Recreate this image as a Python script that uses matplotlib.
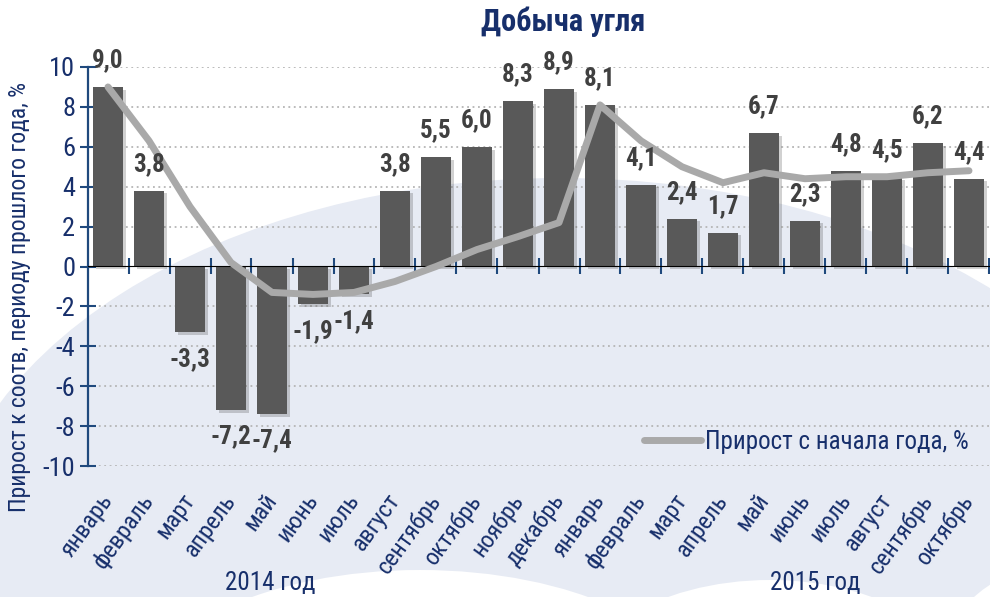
import matplotlib
matplotlib.use('Agg')
import matplotlib.pyplot as plt
import matplotlib.patheffects as pe
import matplotlib.transforms as mtransforms
from matplotlib.patches import Ellipse
from matplotlib.lines import Line2D
from matplotlib import font_manager
import numpy as np

# Data
months = ['январь', 'февраль', 'март', 'апрель', 'май', 'июнь', 'июль', 'август',
          'сентябрь', 'октябрь', 'ноябрь', 'декабрь',
          'январь', 'февраль', 'март', 'апрель', 'май', 'июнь', 'июль', 'август',
          'сентябрь', 'октябрь']
yoy = [9.0, 3.8, -3.3, -7.2, -7.4, -1.9, -1.4, 3.8, 5.5, 6.0, 8.3, 8.9,
       8.1, 4.1, 2.4, 1.7, 6.7, 2.3, 4.8, 4.5, 6.2, 4.4]
ytd = [9.0, 6.3, 3.0, 0.2, -1.3, -1.4, -1.3, -0.75, 0.0, 0.85, 1.5, 2.2,
       8.1, 6.3, 5.0, 4.2, 4.7, 4.4, 4.5, 4.5, 4.7, 4.8]
years = ['2014 год', '2015 год']

# Fonts: narrow face if available
installed = {f.name for f in font_manager.fontManager.ttflist}
family = 'DejaVu Sans'
for name in ['Liberation Sans Narrow', 'Roboto Condensed', 'Liberation Sans']:
    if name in installed:
        family = name
        break
plt.rcParams['font.family'] = [family, 'DejaVu Sans']
plt.rcParams['axes.unicode_minus'] = False

navy_text = '#172f6b'
navy_line = '#1f497d'
bar_color = '#595959'
line_color = '#a9a9a9'

fig = plt.figure(figsize=(9.9, 5.97), dpi=100)

# Background decoration (light blue globe shape)
bg = fig.add_axes([0, 0, 1, 1], zorder=0)
bg.set_xlim(0, 990)
bg.set_ylim(597, 0)
bg.axis('off')
bg.add_patch(Ellipse((560, 572), 1240, 788, color='#e7ebf4', lw=0))
bg.add_patch(Ellipse((420, 705), 560, 270, color='white', lw=0))
bg.add_patch(Ellipse((770, 715), 420, 270, color='white', lw=0))
bg.add_patch(Ellipse((1090, 690), 320, 270, color='white', lw=0))

ax = fig.add_axes([87.5 / 990, 1 - 466 / 597, 902 / 990, 399 / 597], zorder=1)
ax.patch.set_alpha(0)

x = np.arange(len(months))
bars = ax.bar(x, yoy, width=0.73, color=bar_color, zorder=2)
for b in bars:
    b.set_path_effects([pe.SimplePatchShadow(offset=(2, -2), alpha=0.2), pe.Normal()])

ax.plot(x, ytd, color=line_color, lw=5, solid_capstyle='round',
        solid_joinstyle='round', zorder=4)

for xi, v in zip(x, yoy):
    off = 19 if v >= 0 else -19
    ax.annotate(f'{v:.1f}'.replace('.', ','), (xi, v), xytext=(0, off),
                textcoords='offset points', ha='center', va='center',
                fontsize=18, fontweight='bold', color='#404040', zorder=5)

ax.set_xlim(-0.5, len(months) - 0.5)
ax.set_ylim(-10, 10)
ax.set_yticks(np.arange(-10, 11, 2))
ax.tick_params(axis='y', direction='inout', length=12, width=1.5, color=navy_line,
               labelsize=19, labelcolor=navy_text, pad=3)
for v in np.arange(-10, 11, 2):
    if v != 0:
        ax.axhline(v, color='#b5b5b5', lw=1.3, ls=(0, (1, 2)), zorder=1)

for s in ['top', 'right', 'bottom']:
    ax.spines[s].set_visible(False)
ax.spines['left'].set_color(navy_line)
ax.spines['left'].set_linewidth(1.6)

# Month labels at the bottom
ax.set_xticks(x)
ax.set_xticklabels(months, rotation=54, ha='right', va='top', rotation_mode='anchor',
                   fontsize=17.5, color=navy_text)
ax.tick_params(axis='x', length=0, pad=17)
shift = mtransforms.ScaledTranslation(-9 / 100, 0, fig.dpi_scale_trans)
for lbl in ax.get_xticklabels():
    lbl.set_transform(lbl.get_transform() + shift)

# Zero axis with category boundary ticks
zero = ax.secondary_xaxis(0.5)
zero.set_xticks(np.arange(0.5, len(months), 1.0))
zero.set_xticklabels([])
zero.tick_params(direction='inout', length=11, width=1.5, color=navy_line)
zero.spines['bottom'].set_color(navy_line)
zero.spines['bottom'].set_linewidth(1.8)
zero.set_zorder(3)

# Legend
h = Line2D([0], [0], color=line_color, lw=5, solid_capstyle='round')
leg = ax.legend([h], ['Прирост с начала года, %'], loc='center right',
                bbox_to_anchor=(0.977, 0.06), frameon=False, fontsize=18,
                handlelength=2.3, handletextpad=0.15, borderpad=0, borderaxespad=0)
for t in leg.get_texts():
    t.set_color(navy_text)

fig.text(563 / 990, 1 - 22 / 597, 'Добыча угля', ha='center', va='center',
         fontsize=22, fontweight='bold', color=navy_text)
fig.text(20 / 990, 1 - 297 / 597, 'Прирост к соотв, периоду прошлого года, %',
         rotation=90, ha='center', va='center', fontsize=17, color=navy_text)
fig.text(270 / 990, 1 - 583 / 597, years[0], ha='center', va='center',
         fontsize=18, color=navy_text)
fig.text(815 / 990, 1 - 583 / 597, years[1], ha='center', va='center',
         fontsize=18, color=navy_text)

fig.savefig('out.png', dpi=100)
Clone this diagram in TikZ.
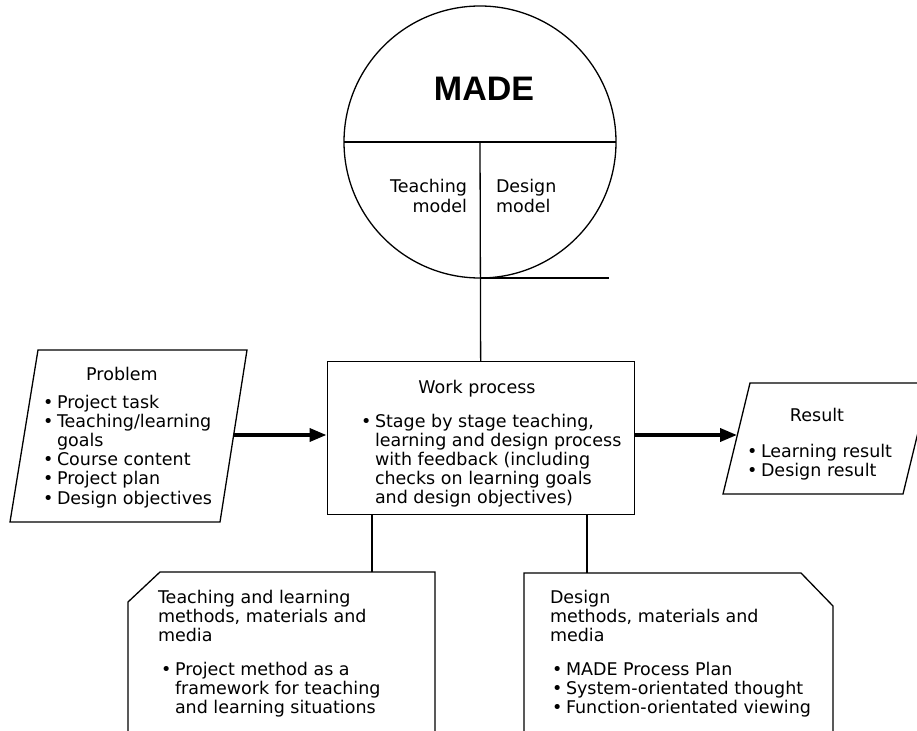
\documentclass[tikz,border=0pt]{standalone}
\usepackage{fontspec}
\setmainfont{DejaVu Sans}
\newfontfamily\madefont{Liberation Sans}
\usetikzlibrary{arrows.meta}
\newcommand\bodyfont{\fontsize{17.5}{19}\selectfont}
\newcommand\bblock[1]{\vtop{\baselineskip=19.2pt\lineskiplimit=-30pt\lineskip=0pt #1}}
\newcommand\bitem[1]{\hbox{\makebox[14pt][l]{•}#1}}
\newcommand\bcont[1]{\hbox{\hspace*{14pt}#1}}
\newcommand\bline[1]{\hbox{#1}}
\begin{document}
\begin{tikzpicture}[x=1pt,y=-1pt, line width=1.3pt, font=\bodyfont,
  txt/.style={inner sep=0pt, outer sep=0pt},
  flow/.style={line width=3.6pt, -{Triangle[length=17pt,width=13pt]}}]
\useasboundingbox (0,0) rectangle (917,730);
\fill[white] (0,0) rectangle (917,730);
\clip (0,0) rectangle (917,730);

% MADE circle
\coordinate (mc) at (480,142);
\coordinate (ml) at (344,142);
\coordinate (mr) at (616,142);
\coordinate (mb) at (480,278);
\coordinate (mt) at (609,278);
\draw (mc) circle[radius=136pt];
\draw (ml) -- (mr);
\draw (mb) -- (mt);

% Work process box
\node[draw, minimum width=307pt, minimum height=153pt, anchor=north west, inner sep=0pt] (work) at (326.5,361) {};
\draw (mc) -- (work.north);

% Problem parallelogram
\coordinate (p1) at (38,350);
\coordinate (p2) at (247,350);
\coordinate (p3) at (220,522);
\coordinate (p4) at (10,522);
\draw (p1) -- (p2) -- (p3) -- (p4) -- cycle;
\coordinate (pa) at (234,435);
\draw[flow] (pa) -- (pa -| work.west);

% Result parallelogram
\coordinate (r1) at (750,383);
\coordinate (r2) at (930,383);
\coordinate (r3) at (903,494);
\coordinate (r4) at (723,494);
\draw (r1) -- (r2) -- (r3) -- (r4) -- cycle;
\coordinate (ra) at (737,435);
\draw[flow] (ra -| work.east) -- (ra);

% Teaching box
\draw (128,745) -- (128,602) -- (160,572) -- (435,572) -- (435,745);
\coordinate (ttop) at (372,572);
\draw (ttop) -- (ttop |- work.south);

% Design box
\draw (524,745) -- (524,573) -- (801,573) -- (833,606) -- (833,745);
\coordinate (dtop) at (587,573);
\draw (dtop) -- (dtop |- work.south);

% Texts
\node[txt, font=\madefont\bfseries\fontsize{34}{36}\selectfont, anchor=base] (made) at (484,101) {MADE};
\node[txt, anchor=base east] (tm1) at (467,193) {Teaching};
\node[txt, anchor=base east] (tm2) at (467,212) {model};
\node[txt, anchor=base west] (dm1) at (496,193) {Design};
\node[txt, anchor=base west] (dm2) at (496,212) {model};

\node[txt, anchor=base] (ptitle) at (122,380) {Problem};
\node[txt, anchor=base west] (plist) at (43,408) {\bblock{\bitem{Project task}\bitem{Teaching/learning}\bcont{goals}\bitem{Course content}\bitem{Project plan}\bitem{Design objectives}}};

\node[txt, anchor=base] (wtitle) at (477,393) {Work process};
\node[txt, anchor=base west] (wlist) at (361,427) {\bblock{\bitem{Stage by stage teaching,}\bcont{learning and design process}\bcont{with feedback (including}\bcont{checks on learning goals}\bcont{and design objectives)}}};

\node[txt, anchor=base] (rtitle) at (817,421) {Result};
\node[txt, anchor=base west] (rlist) at (747,457) {\bblock{\bitem{Learning result}\bitem{Design result}}};

\node[txt, anchor=base west] (ttitle) at (158,603) {\bblock{\bline{Teaching and learning}\bline{methods, materials and}\bline{media}}};
\node[txt, anchor=base west] (tlist) at (161,675) {\bblock{\bitem{Project method as a}\bcont{framework for teaching}\bcont{and learning situations}}};

\node[txt, anchor=base west] (dtitle) at (550,603) {\bblock{\bline{Design}\bline{methods, materials and}\bline{media}}};
\node[txt, anchor=base west] (dlist) at (552,675) {\bblock{\bitem{MADE Process Plan}\bitem{System-orientated thought}\bitem{Function-orientated viewing}}};
\end{tikzpicture}
\end{document}
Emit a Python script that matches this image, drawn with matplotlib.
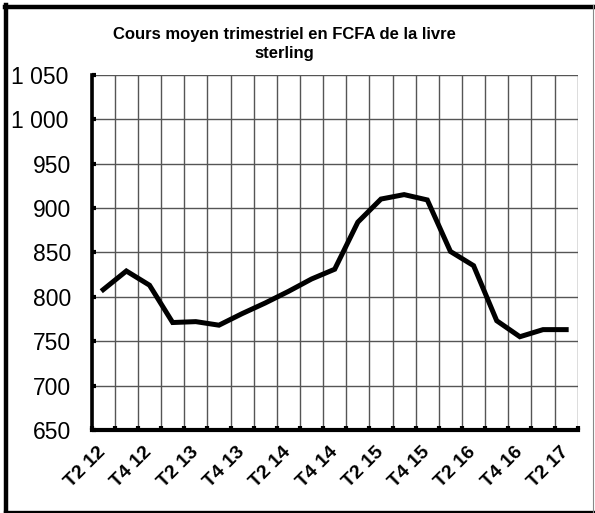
import matplotlib
matplotlib.use("Agg")
import matplotlib.pyplot as plt
from matplotlib.lines import Line2D
from matplotlib.transforms import ScaledTranslation
import numpy as np

plt.rcParams['font.family'] = ['Liberation Sans', 'DejaVu Sans']

# trimestres de T2 2012 a T2 2017
quarters = ['T2 12', 'T3 12', 'T4 12', 'T1 13', 'T2 13', 'T3 13', 'T4 13',
            'T1 14', 'T2 14', 'T3 14', 'T4 14', 'T1 15', 'T2 15', 'T3 15',
            'T4 15', 'T1 16', 'T2 16', 'T3 16', 'T4 16', 'T1 17', 'T2 17']
cours = [808, 829, 813, 771, 772, 768, 781, 793, 806, 820, 831,
         884, 910, 915, 909, 851, 835, 773, 755, 763, 763]
yticks = [650, 700, 750, 800, 850, 900, 950, 1000, 1050]
ylabels = ['650', '700', '750', '800', '850', '900', '950', '1 000', '1 050']

fig = plt.figure(figsize=(5.95, 5.13), dpi=100)
ax = fig.add_axes([0.154, 0.1618, 0.817, 0.6926])

x = np.arange(len(quarters))
ax.plot(x, cours, color='black', lw=3.6, solid_joinstyle='miter', zorder=3)

ax.set_xlim(-0.5, len(quarters) - 0.5)
ax.set_ylim(650, 1050)

# grille aux limites des categories (comme Excel)
ax.set_xticks(np.arange(-0.5, len(quarters)), minor=True)
ax.set_xticks(x[::2])
ax.set_xticklabels(quarters[::2], rotation=45, ha='right', va='center',
                   rotation_mode='anchor', fontsize=14, fontweight='bold')
ax.set_yticks(yticks)
ax.set_yticklabels(ylabels, fontsize=16.5)

ax.grid(True, which='minor', axis='x', color='#555555', lw=1.0)
ax.grid(True, which='major', axis='y', color='#555555', lw=1.0)
ax.tick_params(axis='x', which='major', length=0, pad=14)
ax.tick_params(axis='x', which='minor', direction='in', length=3, width=3)
ax.tick_params(axis='y', direction='in', length=3, width=3, pad=15)

for s in ['top', 'right']:
    ax.spines[s].set_visible(False)
ax.spines['left'].set_linewidth(2.6)
ax.spines['bottom'].set_linewidth(3.0)
ax.set_axisbelow(True)

# les libelles "1 000" et "1 050" sont repousses contre le bord
for lab in ax.get_yticklabels():
    if lab.get_text().startswith('1 '):
        lab.set_transform(lab.get_transform() +
                          ScaledTranslation(-2 / 100, 0, fig.dpi_scale_trans))

fig.text(0.478, 0.915, 'Cours moyen trimestriel en FCFA de la livre\nsterling',
         ha='center', va='center', fontsize=12, fontweight='bold',
         linespacing=1.35)

# cadre du graphique
W, H = 595, 513
def fl(xs, ys, lw, c):
    fig.add_artist(Line2D([v / W for v in xs], [1 - v / H for v in ys],
                          lw=lw, color=c, transform=fig.transFigure))
fl([6, 6], [5, 513], 3.2, 'black')
fl([5, 593], [7, 7], 3.2, 'black')
fl([5, 593], [511.5, 511.5], 2.4, 'black')
fl([593, 593], [5, 513], 0.8, '#888888')

fig.savefig('out.png', dpi=100)
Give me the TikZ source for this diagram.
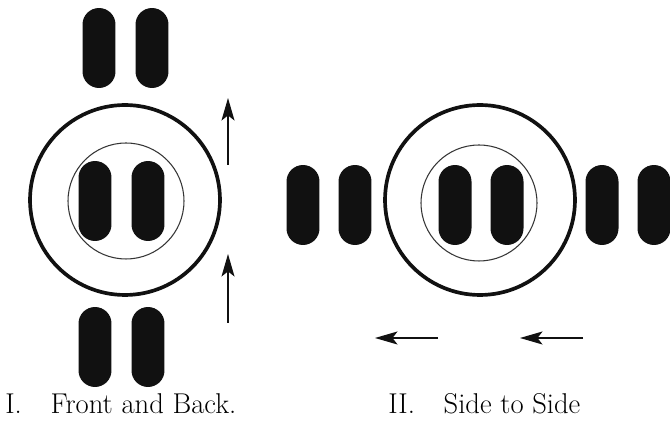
\documentclass[tikz,border=0pt]{standalone}
\usetikzlibrary{arrows.meta, positioning}
\definecolor{inkcolor}{RGB}{17, 17, 17}
\tikzset{
	pill/.style={
		rectangle, rounded corners=0.33cm,
		minimum width=0.66cm, minimum height=1.6cm,
		fill=inkcolor, draw=none, inner sep=0pt
	},
	outerring/.style={
		circle, draw=inkcolor, line width=2.1pt,
		minimum size=3.8cm, inner sep=0pt
	},
	innerring/.style={
		circle, draw=inkcolor!85, line width=0.6pt,
		minimum size=2.32cm, inner sep=0pt
	},
	arrow/.style={
		-{Stealth[length=0.45cm, width=0.26cm, inset=0.1cm]},
		line width=0.8pt, color=inkcolor
	},
	caption/.style={
		anchor=base west, inner sep=0pt,
		font=\fontsize{16.3}{19}\selectfont
	}
}

\begin{document}
\begin{tikzpicture}[x=0.02cm, y=-0.02cm]
		\useasboundingbox (0,0) rectangle (670,425);
		
		%% ═══════════════════════════════
		%%  I — Front and Back
		%% ═══════════════════════════════
		\node[outerring] (ringA) at (125,200) {};
		\node[innerring] (coreA) at (126,201) {};
		
		\node[pill] (topL)  at (99,48)   {};
		\node[pill] (topR)  at (152,48)  {};
		\node[pill] (midL)  at (95,201)  {};
		\node[pill] (midR)  at (148,201) {};
		\node[pill] (botL)  at (95,347)  {};
		\node[pill] (botR)  at (148,347) {};
		
		\coordinate (upA1) at (228,165);
		\coordinate (upA2) at (228,98);
		\coordinate (upB1) at (228,323);
		\coordinate (upB2) at (228,254);
		
		\draw[arrow] (upA1) -- (upA2);
		\draw[arrow] (upB1) -- (upB2);
		
		\node[caption] (capA) at (5,414) {I.\quad Front and Back.};
		
		%% ═══════════════════════════════
		%%  II — Side to Side
		%% ═══════════════════════════════
		\node[outerring] (ringB) at (480,200) {};
		\node[innerring] (coreB) at (479,203) {};
		
		\node[pill] (farL)  at (303,205) {};
		\node[pill] (nearL) at (355,205) {};
		\node[pill] (inL)   at (455,205) {};
		\node[pill] (inR)   at (507,205) {};
		\node[pill] (nearR) at (602,205) {};
		\node[pill] (farR)  at (654,205) {};
		
		\coordinate (leftA1) at (438,338);
		\coordinate (leftA2) at (375,338);
		\coordinate (leftB1) at (583,338);
		\coordinate (leftB2) at (520,338);
		
		\draw[arrow] (leftA1) -- (leftA2);
		\draw[arrow] (leftB1) -- (leftB2);
		
		\node[caption] (capB) at (388,414) {II.\quad Side to Side};
	\end{tikzpicture}
\end{document}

:::::

• _Written exercise_:
Include both the line containing "Clone this diagram in TikZ." and the line containing "work.east) -- (ra);" when you write out everything between them, exactly. Leave the pictures out.

• _Final result_:
Clone this diagram in TikZ.
\documentclass[tikz,border=0pt]{standalone}
\usepackage{fontspec}
\setmainfont{DejaVu Sans}
\newfontfamily\madefont{Liberation Sans}
\usetikzlibrary{arrows.meta}
\newcommand\bodyfont{\fontsize{17.5}{19}\selectfont}
\newcommand\bblock[1]{\vtop{\baselineskip=19.2pt\lineskiplimit=-30pt\lineskip=0pt #1}}
\newcommand\bitem[1]{\hbox{\makebox[14pt][l]{•}#1}}
\newcommand\bcont[1]{\hbox{\hspace*{14pt}#1}}
\newcommand\bline[1]{\hbox{#1}}
\begin{document}
\begin{tikzpicture}[x=1pt,y=-1pt, line width=1.3pt, font=\bodyfont,
  txt/.style={inner sep=0pt, outer sep=0pt},
  flow/.style={line width=3.6pt, -{Triangle[length=17pt,width=13pt]}}]
\useasboundingbox (0,0) rectangle (917,730);
\fill[white] (0,0) rectangle (917,730);
\clip (0,0) rectangle (917,730);

% MADE circle
\coordinate (mc) at (480,142);
\coordinate (ml) at (344,142);
\coordinate (mr) at (616,142);
\coordinate (mb) at (480,278);
\coordinate (mt) at (609,278);
\draw (mc) circle[radius=136pt];
\draw (ml) -- (mr);
\draw (mb) -- (mt);

% Work process box
\node[draw, minimum width=307pt, minimum height=153pt, anchor=north west, inner sep=0pt] (work) at (326.5,361) {};
\draw (mc) -- (work.north);

% Problem parallelogram
\coordinate (p1) at (38,350);
\coordinate (p2) at (247,350);
\coordinate (p3) at (220,522);
\coordinate (p4) at (10,522);
\draw (p1) -- (p2) -- (p3) -- (p4) -- cycle;
\coordinate (pa) at (234,435);
\draw[flow] (pa) -- (pa -| work.west);

% Result parallelogram
\coordinate (r1) at (750,383);
\coordinate (r2) at (930,383);
\coordinate (r3) at (903,494);
\coordinate (r4) at (723,494);
\draw (r1) -- (r2) -- (r3) -- (r4) -- cycle;
\coordinate (ra) at (737,435);
\draw[flow] (ra -| work.east) -- (ra);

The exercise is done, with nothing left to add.